- Born: February 29, 1980 Kissimmee, Florida, U.S.
- Died: February 24, 2021 (aged 40) Amarillo, Texas, U.S.
- Education: Towson University
- Notable work: Dopeless Romantic

Comedy career
- Years active: 1998–2021
- Medium: Stand-up comedy

= Erik Myers =

American comedian (1980–2021)

Erik Myers (February 29, 1980 – February 25, 2021) was an American comedian, actor and writer.

==Early life==
Myers was born in February 1980. He grew up in Columbia, Maryland, and began his comedy career at the age of 18 at Winchester's Pub in Baltimore.

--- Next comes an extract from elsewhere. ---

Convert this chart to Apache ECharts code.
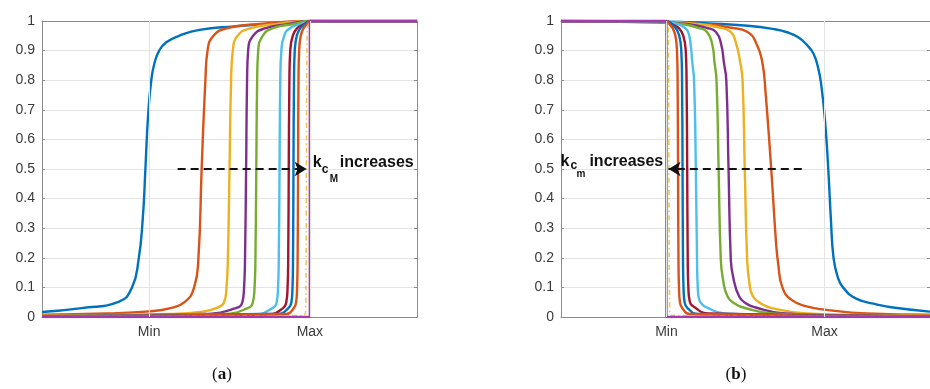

In 2005, he won the "Funniest Person in Baltimore" contest. Myers later moved to Florida where he was named the state's Funniest Comedian in 2011.

==Career==
Myers was based in Los Angeles, California, where he was a paid regular at The Comedy Store in Hollywood. He has appeared on Gotham City Live, Laughs on FOX, and performed his one-hour special Dopeless Romantic for Hulu. He appeared during Andrew Dice Clay Presents the Blue Show on Showtime, and Comics Unleashed with Byron Allen. Myers was the co-creator of the animated cartoon Court Ordered, loosely based on his life, with characters voiced by notable comedians.

==Death==
Erik Myers died on February 24, 2021, aged 40, after being struck by a van near Amarillo, Texas.